Work to be completed – Give the listing again character for character, but drop the images.

Dataset content –
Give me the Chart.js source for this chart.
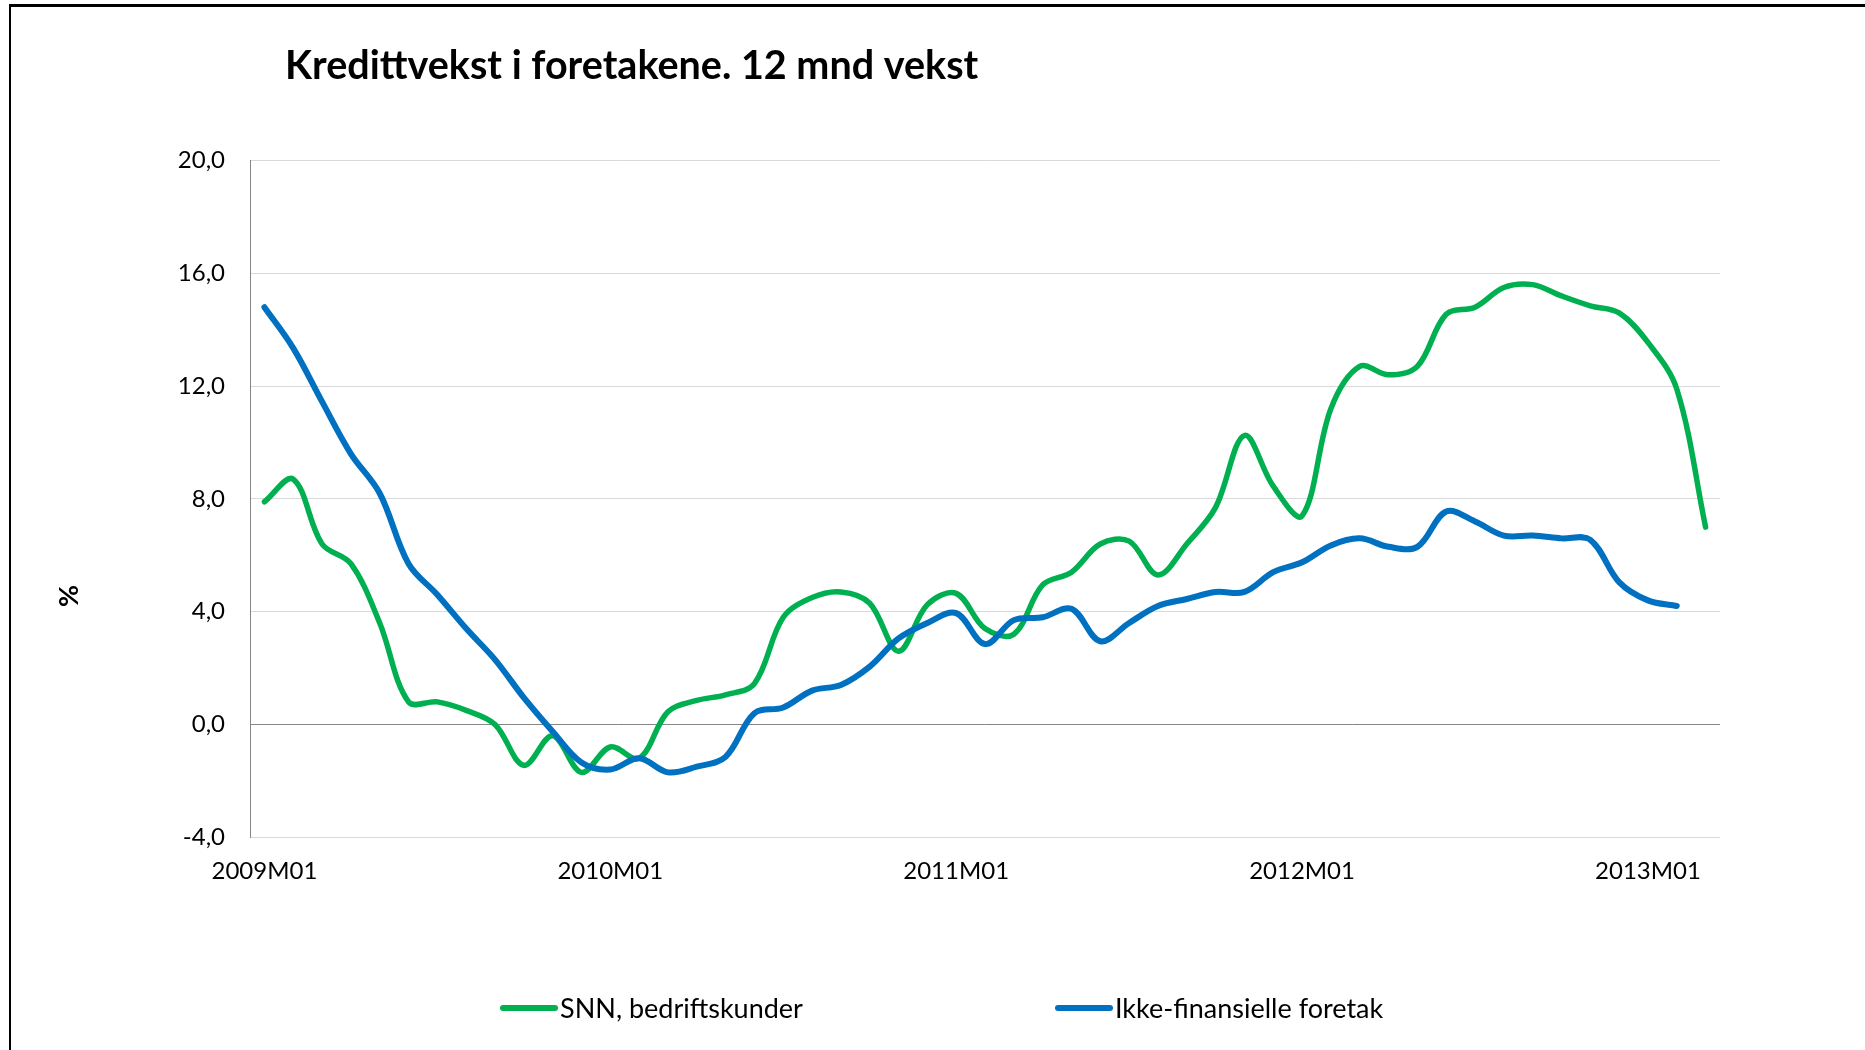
<!DOCTYPE html>
<html>
<head>
<meta charset="utf-8">
<script src="https://cdn.jsdelivr.net/npm/chart.js@4.4.1/dist/chart.umd.min.js"></script>
<style>
  html, body { margin: 0; padding: 0; background: #fff; }
  #wrap { position: relative; width: 1865px; height: 1050px; overflow: hidden; }
  #frame { position: absolute; left: 9px; top: 4px; width: 1900px; height: 1100px;
           border-top: 3px solid #000; border-left: 2px solid #000; pointer-events: none; }
  canvas { position: absolute; left: 0; top: 0; }
</style>
</head>
<body>
<div id="wrap">
  <canvas id="chart" width="1865" height="1050"></canvas>
  <div id="frame"></div>
</div>
<script>
var titleText = 'Kredittvekst i foretakene. 12 mnd vekst'
var yAxisTitle = '%'

var months = [
  '2009M01','2009M02','2009M03','2009M04','2009M05','2009M06','2009M07','2009M08','2009M09','2009M10','2009M11','2009M12',
  '2010M01','2010M02','2010M03','2010M04','2010M05','2010M06','2010M07','2010M08','2010M09','2010M10','2010M11','2010M12',
  '2011M01','2011M02','2011M03','2011M04','2011M05','2011M06','2011M07','2011M08','2011M09','2011M10','2011M11','2011M12',
  '2012M01','2012M02','2012M03','2012M04','2012M05','2012M06','2012M07','2012M08','2012M09','2012M10','2012M11','2012M12',
  '2013M01','2013M02','2013M03'
]

// SNN, bedriftskunder
var snn = [
  7.9, 8.7, 6.4, 5.7, 3.6, 0.8, 0.8, 0.5, 0.0, -1.45, -0.4, -1.7,
  -0.8, -1.2, 0.45, 0.85, 1.05, 1.45, 3.8, 4.5, 4.7, 4.3, 2.6, 4.25,
  4.65, 3.4, 3.2, 4.95, 5.4, 6.4, 6.5, 5.3, 6.4, 7.7, 10.25, 8.45,
  7.4, 11.2, 12.7, 12.4, 12.7, 14.55, 14.8, 15.5, 15.6, 15.2, 14.85, 14.6,
  13.55, 11.9, 7.0
]

// Ikke-finansielle foretak
var ikkeFin = [
  14.8, 13.35, 11.45, 9.6, 8.2, 5.7, 4.6, 3.4, 2.3, 0.95, -0.25, -1.35,
  -1.6, -1.2, -1.7, -1.5, -1.15, 0.4, 0.6, 1.2, 1.4, 2.05, 3.05, 3.6,
  3.95, 2.85, 3.7, 3.8, 4.1, 2.95, 3.6, 4.2, 4.45, 4.7, 4.7, 5.4,
  5.75, 6.35, 6.6, 6.3, 6.3, 7.55, 7.2, 6.7, 6.7, 6.6, 6.55, 5.05,
  4.4, 4.2, null
]

var yTicks = [-4, 0, 4, 8, 12, 16, 20]

var green = '#00B050'
var blue = '#0070C0'
var fontName = 'Lato, "Open Sans", sans-serif'

// titel, y-akse-tittel og forklaring tegnes på lerretet
var overlayText = {
  id: 'overlayText',
  afterDraw: function(chart) {
    var ctx = chart.ctx
    ctx.save()
    ctx.fillStyle = '#000'
    ctx.textBaseline = 'alphabetic'
    ctx.textAlign = 'left'
    ctx.font = 'bold 39.5px ' + fontName
    ctx.fillText(titleText, 285, 79)

    ctx.save()
    ctx.translate(69, 596)
    ctx.rotate(-Math.PI / 2)
    ctx.textAlign = 'center'
    ctx.textBaseline = 'middle'
    ctx.font = 'bold 27px ' + fontName
    ctx.fillText(yAxisTitle, 0, 0)
    ctx.restore()

    // forklaring
    var legendX = [503, 1058]
    ctx.font = '27px ' + fontName
    chart.data.datasets.forEach(function(ds, i) {
      var x = legendX[i]
      ctx.strokeStyle = ds.borderColor
      ctx.lineWidth = 6
      ctx.lineCap = 'round'
      ctx.beginPath()
      ctx.moveTo(x, 1008)
      ctx.lineTo(x + 52, 1008)
      ctx.stroke()
      ctx.fillText(ds.label, x + 57, 1017.5)
    })
    ctx.restore()
  }
}

var ctx = document.getElementById('chart').getContext('2d')

var myChart = new Chart(ctx, {
  type: 'line',
  data: {
    labels: months,
    datasets: [{
      label: 'SNN, bedriftskunder',
      data: snn,
      borderColor: green,
      backgroundColor: green,
      borderWidth: 5.5,
      order: 1
    }, {
      label: 'Ikke-finansielle foretak',
      data: ikkeFin,
      borderColor: blue,
      backgroundColor: blue,
      borderWidth: 6,
      order: 0
    }]
  },
  options: {
    responsive: false,
    animation: false,
    layout: {
      padding: { left: 100, right: 145, top: 160.6, bottom: 152.8 }
    },
    elements: {
      point: { radius: 0, hoverRadius: 0 },
      line: { tension: 0.35, borderCapStyle: 'round', borderJoinStyle: 'round', fill: false }
    },
    plugins: {
      legend: { display: false },
      title: { display: false },
      tooltip: { enabled: false }
    },
    scales: {
      x: {
        type: 'category',
        offset: true,
        grid: { display: false, drawTicks: false },
        border: { display: false },
        ticks: {
          autoSkip: false,
          maxRotation: 0,
          minRotation: 0,
          padding: 20,
          color: '#000',
          font: { family: fontName, size: 24 },
          callback: function(value, index) {
            return index % 12 === 0 ? months[index] : null
          }
        },
        afterFit: function(scale) { scale.height = 60 }
      },
      y: {
        min: -4,
        max: 20,
        afterBuildTicks: function(scale) {
          scale.ticks = yTicks.map(function(v) { return { value: v } })
        },
        grid: {
          drawTicks: false,
          lineWidth: 1,
          color: function(c) { return c.tick && c.tick.value === 0 ? '#868686' : '#d9d9d9' }
        },
        border: { display: true, color: '#868686', width: 1 },
        ticks: {
          padding: 25,
          color: '#000',
          font: { family: fontName, size: 24 },
          callback: function(v) { return v.toFixed(1).replace('.', ',') }
        },
        afterFit: function(scale) { scale.width = 150 }
      }
    }
  },
  plugins: [overlayText]
})
</script>
</body>
</html>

Task response –
Give me the Chart.js source for this chart.
<!DOCTYPE html>
<html>
<head>
<meta charset="utf-8">
<script src="https://cdn.jsdelivr.net/npm/chart.js@4.4.1/dist/chart.umd.min.js"></script>
<style>
  html, body { margin: 0; padding: 0; background: #fff; }
  #wrap { position: relative; width: 1865px; height: 1050px; overflow: hidden; }
  #frame { position: absolute; left: 9px; top: 4px; width: 1900px; height: 1100px;
           border-top: 3px solid #000; border-left: 2px solid #000; pointer-events: none; }
  canvas { position: absolute; left: 0; top: 0; }
</style>
</head>
<body>
<div id="wrap">
  <canvas id="chart" width="1865" height="1050"></canvas>
  <div id="frame"></div>
</div>
<script>
var titleText = 'Kredittvekst i foretakene. 12 mnd vekst'
var yAxisTitle = '%'

var months = [
  '2009M01','2009M02','2009M03','2009M04','2009M05','2009M06','2009M07','2009M08','2009M09','2009M10','2009M11','2009M12',
  '2010M01','2010M02','2010M03','2010M04','2010M05','2010M06','2010M07','2010M08','2010M09','2010M10','2010M11','2010M12',
  '2011M01','2011M02','2011M03','2011M04','2011M05','2011M06','2011M07','2011M08','2011M09','2011M10','2011M11','2011M12',
  '2012M01','2012M02','2012M03','2012M04','2012M05','2012M06','2012M07','2012M08','2012M09','2012M10','2012M11','2012M12',
  '2013M01','2013M02','2013M03'
]

// SNN, bedriftskunder
var snn = [
  7.9, 8.7, 6.4, 5.7, 3.6, 0.8, 0.8, 0.5, 0.0, -1.45, -0.4, -1.7,
  -0.8, -1.2, 0.45, 0.85, 1.05, 1.45, 3.8, 4.5, 4.7, 4.3, 2.6, 4.25,
  4.65, 3.4, 3.2, 4.95, 5.4, 6.4, 6.5, 5.3, 6.4, 7.7, 10.25, 8.45,
  7.4, 11.2, 12.7, 12.4, 12.7, 14.55, 14.8, 15.5, 15.6, 15.2, 14.85, 14.6,
  13.55, 11.9, 7.0
]

// Ikke-finansielle foretak
var ikkeFin = [
  14.8, 13.35, 11.45, 9.6, 8.2, 5.7, 4.6, 3.4, 2.3, 0.95, -0.25, -1.35,
  -1.6, -1.2, -1.7, -1.5, -1.15, 0.4, 0.6, 1.2, 1.4, 2.05, 3.05, 3.6,
  3.95, 2.85, 3.7, 3.8, 4.1, 2.95, 3.6, 4.2, 4.45, 4.7, 4.7, 5.4,
  5.75, 6.35, 6.6, 6.3, 6.3, 7.55, 7.2, 6.7, 6.7, 6.6, 6.55, 5.05,
  4.4, 4.2, null
]

var yTicks = [-4, 0, 4, 8, 12, 16, 20]

var green = '#00B050'
var blue = '#0070C0'
var fontName = 'Lato, "Open Sans", sans-serif'

// titel, y-akse-tittel og forklaring tegnes på lerretet
var overlayText = {
  id: 'overlayText',
  afterDraw: function(chart) {
    var ctx = chart.ctx
    ctx.save()
    ctx.fillStyle = '#000'
    ctx.textBaseline = 'alphabetic'
    ctx.textAlign = 'left'
    ctx.font = 'bold 39.5px ' + fontName
    ctx.fillText(titleText, 285, 79)

    ctx.save()
    ctx.translate(69, 596)
    ctx.rotate(-Math.PI / 2)
    ctx.textAlign = 'center'
    ctx.textBaseline = 'middle'
    ctx.font = 'bold 27px ' + fontName
    ctx.fillText(yAxisTitle, 0, 0)
    ctx.restore()

    // forklaring
    var legendX = [503, 1058]
    ctx.font = '27px ' + fontName
    chart.data.datasets.forEach(function(ds, i) {
      var x = legendX[i]
      ctx.strokeStyle = ds.borderColor
      ctx.lineWidth = 6
      ctx.lineCap = 'round'
      ctx.beginPath()
      ctx.moveTo(x, 1008)
      ctx.lineTo(x + 52, 1008)
      ctx.stroke()
      ctx.fillText(ds.label, x + 57, 1017.5)
    })
    ctx.restore()
  }
}

var ctx = document.getElementById('chart').getContext('2d')

var myChart = new Chart(ctx, {
  type: 'line',
  data: {
    labels: months,
    datasets: [{
      label: 'SNN, bedriftskunder',
      data: snn,
      borderColor: green,
      backgroundColor: green,
      borderWidth: 5.5,
      order: 1
    }, {
      label: 'Ikke-finansielle foretak',
      data: ikkeFin,
      borderColor: blue,
      backgroundColor: blue,
      borderWidth: 6,
      order: 0
    }]
  },
  options: {
    responsive: false,
    animation: false,
    layout: {
      padding: { left: 100, right: 145, top: 160.6, bottom: 152.8 }
    },
    elements: {
      point: { radius: 0, hoverRadius: 0 },
      line: { tension: 0.35, borderCapStyle: 'round', borderJoinStyle: 'round', fill: false }
    },
    plugins: {
      legend: { display: false },
      title: { display: false },
      tooltip: { enabled: false }
    },
    scales: {
      x: {
        type: 'category',
        offset: true,
        grid: { display: false, drawTicks: false },
        border: { display: false },
        ticks: {
          autoSkip: false,
          maxRotation: 0,
          minRotation: 0,
          padding: 20,
          color: '#000',
          font: { family: fontName, size: 24 },
          callback: function(value, index) {
            return index % 12 === 0 ? months[index] : null
          }
        },
        afterFit: function(scale) { scale.height = 60 }
      },
      y: {
        min: -4,
        max: 20,
        afterBuildTicks: function(scale) {
          scale.ticks = yTicks.map(function(v) { return { value: v } })
        },
        grid: {
          drawTicks: false,
          lineWidth: 1,
          color: function(c) { return c.tick && c.tick.value === 0 ? '#868686' : '#d9d9d9' }
        },
        border: { display: true, color: '#868686', width: 1 },
        ticks: {
          padding: 25,
          color: '#000',
          font: { family: fontName, size: 24 },
          callback: function(v) { return v.toFixed(1).replace('.', ',') }
        },
        afterFit: function(scale) { scale.width = 150 }
      }
    }
  },
  plugins: [overlayText]
})
</script>
</body>
</html>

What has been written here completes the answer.